When her speech concluded, Carry Nation was pressed for time to make it to the railroad station to catch the next B&O southbound to Mt. Vernon.  Before she left the Square, however, she exercised the right of Free Trade while she still had an audience.  She never traveled anywhere without a carpetbag full of souvenirs for sale, and she never lacked for clientele with ready cash who all wanted a piece of her.  She sold autographed pictures for ten cents, but more popular was the little mother-of-pearl hatchet pin with an inlaid (glass) diamond that went for a quarter.

These young women were photographed on East Fourth Street during a meeting of their Women’s Christian Temperance Union group. Clearly they adored their hero Carry Nation because each of them sports a little paper hatchet pinned to her dress. For 25 cents they could purchase an authentic souvenir from the lady herself, sold by the hundreds to offset the fines she incurred smashing saloons.

Between the Square and the B&O depot on North Mulberry Street she managed to unload nearly thirty dollars of merch.

A considerable portion of her audience accompanied Carry nation to the train, not wanting to say goodbye, and they all stood back respectfully whenever she stopped along the route to shout threats of hell, at Zoller’s Saloon and the The Bank Cafe.

Once she reached the platform at the depot with ticket in hand, she had a few moments to indulge her fans with another abbreviated spiel, and with the smoothness of any practiced snake-oil salesman she deftly imparted another $10 worth of point-of-departure purchases.

Her detractors, though never audibly vocal during her sojourn in town, couldn’t let her get away with the last word.  While she was distracted by her admirers, the station’s assistant Agent sidled unnoticed over to her unattended traveling bag and slipped into it a little souvenir of Mansfield—a freshly bottled quart of Grossvater beer from the Renner & Weber Brewery on Diamond Street.


The Last Word

Historically speaking, though she didn’t live to see it, Carry Nation’s dream of an America where alcohol was outlawed did come to pass nearly a generation after her pitstop in Mansfield.  It was called Prohibition and it lasted 13 years.

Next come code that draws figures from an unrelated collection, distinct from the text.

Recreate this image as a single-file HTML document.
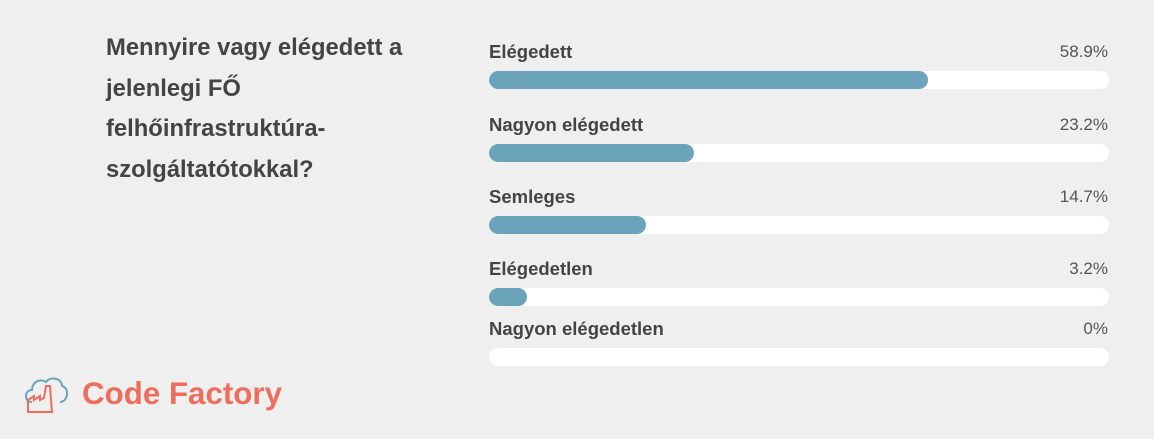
<!DOCTYPE html>
<html><head><meta charset="utf-8"><style>
body{margin:0;width:1154px;height:439px;background:#efefef;font-family:"Liberation Sans",sans-serif;position:relative;overflow:hidden;color:#444}
.t{position:absolute;left:106px;top:28px;width:330px;font-size:23.8px;font-weight:bold;line-height:40.5px;color:#444}
.l{position:absolute;left:489px;font-size:18.5px;font-weight:bold;color:#444;line-height:20px}
.p{position:absolute;right:46px;font-size:17px;color:#555;line-height:20px}
.tr{position:absolute;left:489px;width:620px;height:18px;background:#fff;border-radius:9px;overflow:hidden}
.b{height:18px;background:#6ba3bb;border-radius:9px}
.logo{position:absolute;left:82px;top:374px;font-size:31.3px;font-weight:bold;color:#ee6e5e;line-height:40px}
</style></head><body>
<div class="t">Mennyire vagy elégedett a jelenlegi FŐ felhőinfrastruktúra-szolgáltatótokkal?</div>

<div class="l" style="top:42px">Elégedett</div><div class="p" style="top:42px">58.9%</div>
<div class="tr" style="top:71px"><div class="b" style="width:439px"></div></div>

<div class="l" style="top:115px">Nagyon elégedett</div><div class="p" style="top:115px">23.2%</div>
<div class="tr" style="top:144px"><div class="b" style="width:205px"></div></div>

<div class="l" style="top:187px">Semleges</div><div class="p" style="top:187px">14.7%</div>
<div class="tr" style="top:216px"><div class="b" style="width:157px"></div></div>

<div class="l" style="top:259px">Elégedetlen</div><div class="p" style="top:259px">3.2%</div>
<div class="tr" style="top:288px"><div class="b" style="width:38px"></div></div>

<div class="l" style="top:319px">Nagyon elégedetlen</div><div class="p" style="top:319px">0%</div>
<div class="tr" style="top:348px"></div>

<svg style="position:absolute;left:22px;top:372px" width="48" height="44" viewBox="0 0 48 44">
<path d="M10 30 C2 30 2 18 10 18 C10 10 18 6 24 10 C28 4 40 6 40 14 C48 16 46 30 38 30" fill="none" stroke="#6ba3bb" stroke-width="2"/>
<path d="M6 40 L6 28 L12 24 L12 28 L18 24 L18 28 L22 26 L24 14 L28 14 L30 40 Z" fill="none" stroke="#ee6e5e" stroke-width="2"/>
</svg>
<div class="logo">Code Factory</div>
</body></html>
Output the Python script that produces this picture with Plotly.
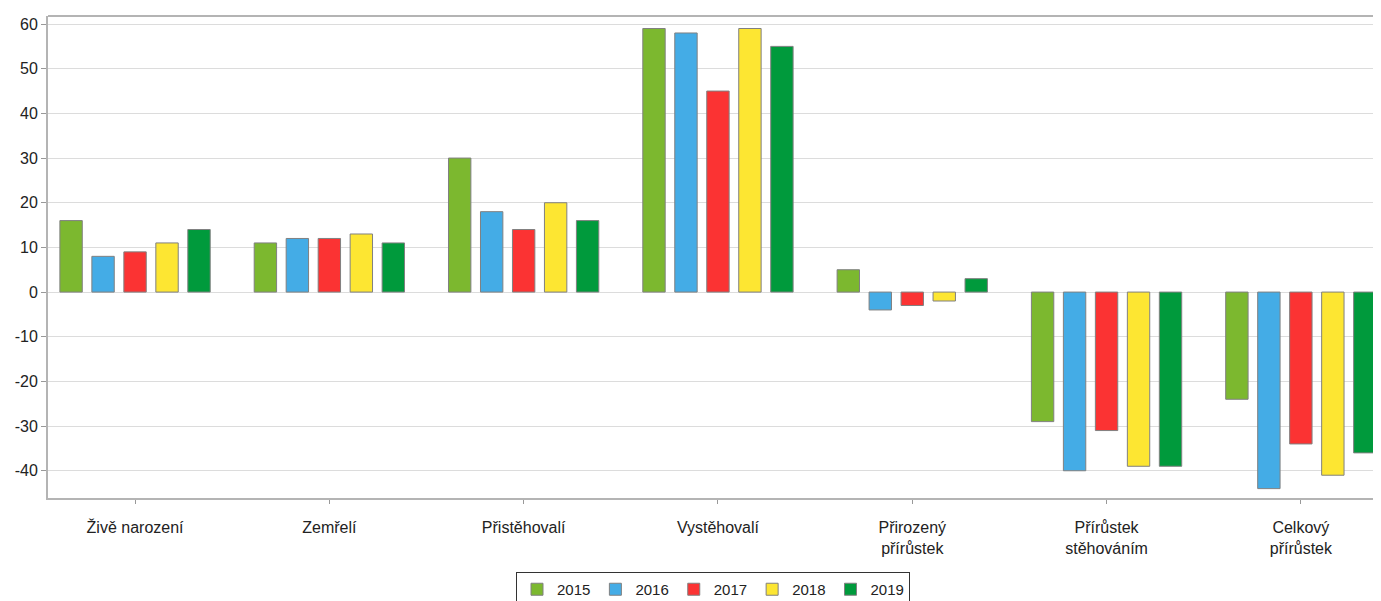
import plotly.graph_objects as go

categories = ["Živě narození", "Zemřelí", "Přistěhovalí", "Vystěhovalí",
              "Přirozený<br>přírůstek", "Přírůstek<br>stěhováním", "Celkový<br>přírůstek"]
years = ["2015", "2016", "2017", "2018", "2019"]
v2015 = [16, 11, 30, 59, 5, -29, -24]
v2016 = [8, 12, 18, 58, -4, -40, -44]
v2017 = [9, 12, 14, 45, -3, -31, -34]
v2018 = [11, 13, 20, 59, -2, -39, -41]
v2019 = [14, 11, 16, 55, 3, -39, -36]
colors = ["#7cb82f", "#44ace6", "#fb3333", "#fde632", "#009a3c"]
series = [v2015, v2016, v2017, v2018, v2019]
tick_vals = [-40, -30, -20, -10, 0, 10, 20, 30, 40, 50, 60]
tick_text = ["-40", "-30", "-20", "-10", "0", "10", "20", "30", "40", "50", "60"]

fig = go.Figure()
for name, vals, col in zip(years, series, colors):
    fig.add_trace(go.Bar(x=categories, y=vals, name=name,
                         marker=dict(color=col, line=dict(color="#808080", width=1))))

fig.update_layout(
    width=1373, height=593,
    margin=dict(l=40, r=3, t=8, b=103, autoexpand=False),
    paper_bgcolor="white", plot_bgcolor="white",
    barmode="group", bargap=0.177, bargroupgap=0.30,
    font=dict(family="Liberation Sans, Arial, sans-serif", size=16, color="#222"),
    showlegend=True,
    legend=dict(orientation="h", x=0.5, xanchor="center", y=-0.1535, yanchor="top",
                bordercolor="#333", borderwidth=1, font=dict(size=15),
                itemwidth=30, tracegroupgap=0, traceorder="normal"),
    xaxis=dict(range=[-0.448, 6.397], showline=True, linecolor="#b4b4b4", linewidth=2,
               mirror=False, ticks="outside", ticklen=4, tickcolor="#999", showgrid=False,
               tickfont=dict(size=16), ticklabelstandoff=10, automargin=False),
    yaxis=dict(range=[-46.1, 61.8], tickvals=tick_vals, ticktext=tick_text, showgrid=True,
               gridcolor="#dcdcdc", gridwidth=1, zeroline=True, zerolinecolor="#dcdcdc",
               zerolinewidth=1, showline=True, linecolor="#b4b4b4", linewidth=2,
               ticks="outside", ticklen=5, tickcolor="#999", tickfont=dict(size=16),
               automargin=False),
)
fig.add_shape(type="line", xref="paper", yref="paper", x0=0, x1=1, y0=1, y1=1,
              line=dict(color="#b4b4b4", width=2))

fig.write_html("out.html")
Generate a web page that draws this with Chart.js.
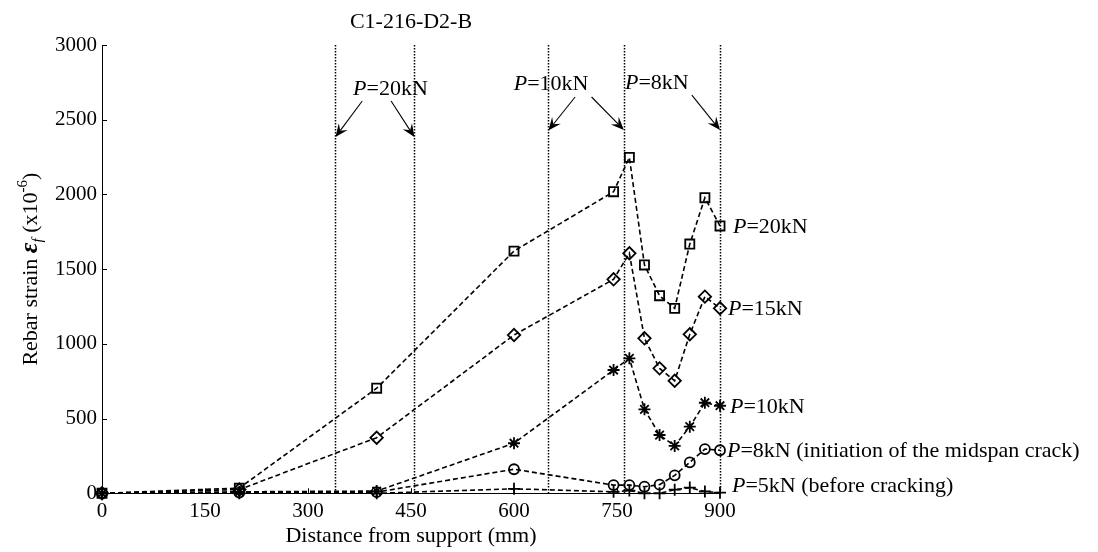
<!DOCTYPE html>
<html>
<head>
<meta charset="utf-8">
<script src="https://cdn.jsdelivr.net/npm/chart.js@4.4.1/dist/chart.umd.min.js"></script>
<style>
  html, body { margin: 0; padding: 0; background: #ffffff; }
  #wrap { width: 1098px; height: 552px; position: relative; }
</style>
</head>
<body>
<div id="wrap"><canvas id="c" width="1098" height="552"></canvas></div>
<script>
// Gauge positions along the bar (mm from support)
const distances = [0, 200, 400, 600, 745, 768, 790, 812, 834, 856, 878, 900];

// Rebar strain (x10^-6) at each load step
const strain20kN = [0, 35, 703, 1621, 2018, 2248, 1528, 1322, 1238, 1668, 1978, 1789];
const strain15kN = [0, 25, 372, 1059, 1432, 1606, 1037, 836, 753, 1064, 1316, 1238];
const strain10kN = [0, 10, 15, 335, 825, 903, 562, 390, 317, 446, 606, 586];
const strain8kN  = [0, 5, 8, 161, 55, 55, 44, 58, 120, 207, 296, 288];
const strain5kN  = [0, 0, 0, 30, 10, 18, 0, 0, 24, 38, 12, 4];

// Axis ticks
const xTicks = [0, 150, 300, 450, 600, 750, 900];
const yTicks = [0, 500, 1000, 1500, 2000, 2500, 3000];

// Crack locations observed at the given loads (mm)
const crackLines = [340, 455, 650, 760, 900];

// Series end labels (the italic P is drawn separately)
const seriesLoads = ['=20kN', '=15kN', '=10kN', '=8kN (initiation of the midspan crack)', '=5kN (before cracking)'];
const markerStyles = ['rect', 'rectRot', 'star', 'circle', 'cross'];

// Load labels pointing at the crack lines: [x mm, strain] anchors
const crackNotes = [
  { load: '=20kN', at: [420, 2712], arrows: [[[379, 2625], [340, 2384]], [[421, 2625], [455, 2384]]] },
  { load: '=10kN', at: [654, 2746], arrows: [[[689, 2652], [650, 2428]], [[713, 2652], [760, 2432]]] },
  { load: '=8kN',  at: [808, 2754], arrows: [[[859, 2665], [900, 2431]]] }
];

const FONT = 'Liberation Serif';
const seriesValues = [strain20kN, strain15kN, strain10kN, strain8kN, strain5kN];
const pointRadii = [6.4, 6.2, 6, 5, 6];
const endLabelDx = [13, 8, 10, 7, 12];
const endLabelDy = [0, 0, 0, 0, -8];

function drawRuns(ctx, runs, x, y, align) {
  let total = 0;
  runs.forEach(r => { ctx.font = r.f; total += ctx.measureText(r.t).width; });
  let cx = align === 'center' ? x - total / 2 : x;
  runs.forEach(r => {
    ctx.font = r.f;
    ctx.fillText(r.t, cx, y + (r.dy || 0));
    cx += ctx.measureText(r.t).width;
  });
}

function drawArrow(ctx, x1, y1, x2, y2) {
  const ang = Math.atan2(y2 - y1, x2 - x1);
  const len = 13, half = 5.5, notch = 8;
  const cs = Math.cos(ang), sn = Math.sin(ang);
  ctx.beginPath();
  ctx.moveTo(x1, y1);
  ctx.lineTo(x2 - cs * notch, y2 - sn * notch);
  ctx.lineWidth = 1.1;
  ctx.strokeStyle = '#000';
  ctx.stroke();
  const bx = x2 - cs * len, by = y2 - sn * len;
  const nx = -sn, ny = cs;
  ctx.beginPath();
  ctx.moveTo(x2, y2);
  ctx.lineTo(bx + nx * half, by + ny * half);
  ctx.lineTo(x2 - cs * notch, y2 - sn * notch);
  ctx.lineTo(bx - nx * half, by - ny * half);
  ctx.closePath();
  ctx.fillStyle = '#000';
  ctx.fill();
}

const decorations = {
  id: 'decorations',
  beforeDatasetsDraw(chart) {
    const { ctx, chartArea, scales: { x, y } } = chart;
    ctx.save();
    // dotted crack lines
    ctx.strokeStyle = '#000';
    ctx.lineWidth = 1.5;
    ctx.setLineDash([1.5, 1.5]);
    crackLines.forEach(v => {
      const px = Math.round(x.getPixelForValue(v)) + 0.5;
      ctx.beginPath();
      ctx.moveTo(px, chartArea.top);
      ctx.lineTo(px, chartArea.bottom);
      ctx.stroke();
    });
    ctx.setLineDash([]);
    // inward tick marks
    ctx.lineWidth = 1;
    yTicks.forEach(v => {
      const py = Math.round(y.getPixelForValue(v)) + 0.5;
      ctx.beginPath();
      ctx.moveTo(chartArea.left, py);
      ctx.lineTo(chartArea.left + 5, py);
      ctx.stroke();
    });
    xTicks.forEach(v => {
      const px = Math.round(x.getPixelForValue(v)) + 0.5;
      ctx.beginPath();
      ctx.moveTo(px, chartArea.bottom);
      ctx.lineTo(px, chartArea.bottom - 5);
      ctx.stroke();
    });
    ctx.restore();
  },
  afterDraw(chart) {
    const { ctx, chartArea, scales: { x, y } } = chart;
    ctx.save();
    ctx.fillStyle = '#000';
    ctx.textBaseline = 'alphabetic';
    ctx.textAlign = 'left';
    const big = '22px ' + FONT, ital = 'italic 22px ' + FONT;

    // title
    drawRuns(ctx, [{ t: 'C1-216-D2-B', f: big }], (chartArea.left + chartArea.right) / 2, 28, 'center');

    // x axis title
    drawRuns(ctx, [{ t: 'Distance from support (mm)', f: big }], (chartArea.left + chartArea.right) / 2, 542, 'center');

    // y axis title
    ctx.save();
    ctx.translate(37, (chartArea.top + chartArea.bottom) / 2);
    ctx.rotate(-Math.PI / 2);
    drawRuns(ctx, [
      { t: 'Rebar strain ', f: big },
      { t: '\u03b5', f: 'italic bold 26px ' + FONT },
      { t: 'f', f: 'italic 15px ' + FONT, dy: 5 },
      { t: ' (x10', f: big },
      { t: '-6', f: '15px ' + FONT, dy: -10 },
      { t: ')', f: big }
    ], 0, 0, 'center');
    ctx.restore();

    // series end labels
    seriesValues.forEach((vals, i) => {
      const last = vals.length - 1;
      const px = x.getPixelForValue(distances[last]) + endLabelDx[i];
      const py = y.getPixelForValue(vals[last]) + endLabelDy[i] + 7;
      drawRuns(ctx, [{ t: 'P', f: ital }, { t: seriesLoads[i], f: big }], px, py, 'left');
    });

    // crack annotations with arrows
    crackNotes.forEach(n => {
      const px = x.getPixelForValue(n.at[0]);
      const py = y.getPixelForValue(n.at[1]) + 7;
      drawRuns(ctx, [{ t: 'P', f: ital }, { t: n.load, f: big }], px, py, 'center');
      n.arrows.forEach(a => {
        drawArrow(ctx,
          x.getPixelForValue(a[0][0]), y.getPixelForValue(a[0][1]),
          x.getPixelForValue(a[1][0]), y.getPixelForValue(a[1][1]));
      });
    });
    ctx.restore();
  }
};

const datasets = seriesValues.map((vals, i) => ({
  label: 'P' + seriesLoads[i],
  data: distances.map((d, k) => ({ x: d, y: vals[k] })),
  borderColor: '#000',
  borderWidth: 1.6,
  borderDash: [5, 3],
  pointStyle: markerStyles[i],
  pointRadius: pointRadii[i],
  pointBorderWidth: 1.8,
  pointBorderColor: '#000',
  pointBackgroundColor: 'rgba(0,0,0,0)',
  tension: 0,
  fill: false,
  clip: false
}));

new Chart(document.getElementById('c'), {
  type: 'line',
  data: { datasets },
  options: {
    responsive: false,
    devicePixelRatio: 1,
    animation: false,
    layout: { padding: { left: 0, right: 378, top: 45, bottom: 0 } },
    plugins: { legend: { display: false }, tooltip: { enabled: false }, title: { display: false } },
    scales: {
      x: {
        type: 'linear',
        min: 0, max: 900,
        afterBuildTicks: s => { s.ticks = xTicks.map(v => ({ value: v })); },
        afterFit: s => { s.height = 58.7; },
        grid: { drawOnChartArea: false, drawTicks: false },
        border: { display: true, color: '#000', width: 1 },
        ticks: { color: '#000', font: { family: FONT, size: 21 }, padding: 6, maxRotation: 0, autoSkip: false,
                 callback: v => String(v) }
      },
      y: {
        type: 'linear',
        min: 0, max: 3000,
        afterBuildTicks: s => { s.ticks = yTicks.map(v => ({ value: v })); },
        afterFit: s => { s.width = 102; },
        grid: { drawOnChartArea: false, drawTicks: false },
        border: { display: true, color: '#000', width: 1 },
        ticks: { color: '#000', font: { family: FONT, size: 21 }, padding: 5, autoSkip: false,
                 callback: v => String(v) }
      }
    }
  },
  plugins: [decorations]
});
</script>
</body>
</html>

Through the decades since she was here, thoughts about the wisdom of telling people how to behave themselves have been volleyed back and forth over the net with inconclusive results.  There is a different element of her legend, however, that she still compellingly embodies to this day, and that is: the power of one person to make her voice heard.

Carry Nation spoke from the western steps of the bandstand in Mansfield’s public square on August 25, 1902.